Tuesday, November 8, 2005
Commercial Trucker Owes Duty of ‘Extreme Caution,’ Not Just Due Care, Under Hazardous Conditions—C.A.
By a MetNews Staff Writer
A commercial truck driver must take “extreme caution” when driving in hazardous conditions, this district’s Court of Appeal ruled yesterday, saying it was prejudicial error for a Los Angeles Superior Court judge to give an instruction inferring that a lesser degree of care was acceptable.
Div. Four granted a new trial to Linda C. Weaver, who suffered an adverse jury verdict in the suit she filed after being severely injured in a 2001 collision on the 210 Freeway.
According to witnesses, Waver was driving east in moderate to heavy traffic, and in the rain, when she passed the Citrus Boulevard on ramp. Another car, according to the testimony, entered the freeway on her right, lost control, and spun into her car, knocking it into the next lane, where it came to rest about 120 feet of an oncoming truck.
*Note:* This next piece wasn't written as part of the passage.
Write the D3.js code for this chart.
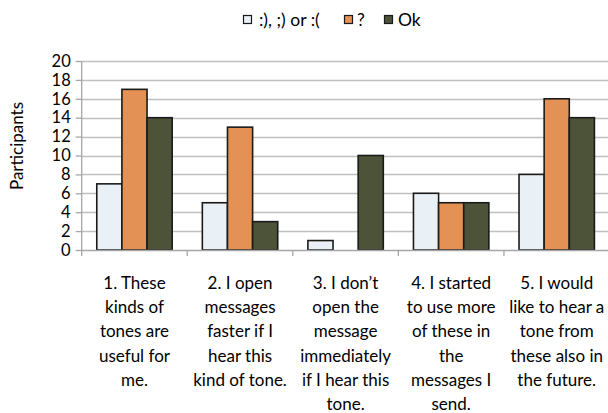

The truck driver was unable to stop his vehicle before hitting Weaver’s. Weaver and her husband sued the drivers of the first car and the truck, as well as the trucking company, Villa Park Trucking, Inc.
The truck driver admitted that he was driving too fast to stop on a wet road in time to avoid the collision. Experts disagreed as to what speed he should have maintained under the circumstances.
Weaver’s lawyers argued that the driver’s duty under the circumstances was set forth in a federal regulation enacted under the 1994 Commercial Motor Vehicle Safety Act, and asked Judge Michael L. Stern to instruct the jury accordingly.
The regulation reads:
“Extreme caution in the operation of a commercial motor vehicle shall be exercised when hazardous conditions, such as those caused by snow, ice, sleet, fog, mist, rain, dust, or smoke, adversely affect visibility or traction. Speed shall be reduced when such conditions exist.”
Stern rejected the proposed instruction, explaining:
“If this were the law in California, there would be a published opinion that I would be mandated to follow. The Legislature has not taken up the issues separately and you may be on the frontiers of the law, but I think that I’m still on the other side of the forest.”
The judge instead instructed the jury that the driver and his employer could be held liable if he violated either Sec. 22350 or Sec. 22406(A)(1) of the Vehicle Code and such violation caused the plaintiff’s injuries.
Sec. 22350 is the basic speed law, providing that no driver shall operate a vehicle “at a speed greater than is reasonable or prudent” under all of the circumstances, including weather and highway conditions. Sec. 22406(A)(1) provides that a truck may not be driven in excess of 55 miles per hour.
Jurors found in favor of the defendants by a vote of 10 to 2.
Justice J. Gary Hastings, writing for the Court of Appeal, said the judge should have given the instruction requested by the plaintiffs.
The justice cited Borenkraut v. Whitten (1961) 56 Cal.2d 538, which held that an “extreme caution” instruction should have been given to jurors asked to determine whether gas station attendants were negligent in pouring gasoline into a carburetor in an attempt to start a stalled car. The plaintiff was injured in the resulting explosion.
The court said the defendants owed a heightened duty of care because they were engaged in a highly dangerous activity, “handling materials inherently dangerous to human life.”
Similarly, Hastings wrote, a heightened duty applied in Weaver’s case because commercial trucking is subject to federal regulation as a means of ensuring public safety, and operating a commercial truck under hazardous conditions is a dangerous activity.
“The [Commercial Motor Vehicle Safety] Act delegated promulgation of appropriate regulations to the Department of Transportation...which passed Regulation 392.14, prescribing the appropriate standard of care when hazardous conditions exist,” the justice wrote. “It was appellants’ theory of the case that the conditions present at the time of the accident required application of the higher standard, and substantial evidence supports the theory.”
Reviewing the relevant evidence, Hastings concluded that a correctly instructed jury would likely have returned a verdict for the plaintiffs, necessitating reversal.
Attorneys on appeal were Charles T. Mathews and Jeffrey A. Ragar of Mathews & Rager, and Roxanne Huddleston for the plaintiffs and Stephen E. Norris and Kim L. Nguyen of Horvitz & Levy and E. Wallace Dingman of Klute & Pennell for the defendants.
The case is Weaver v. Chavez, B176286.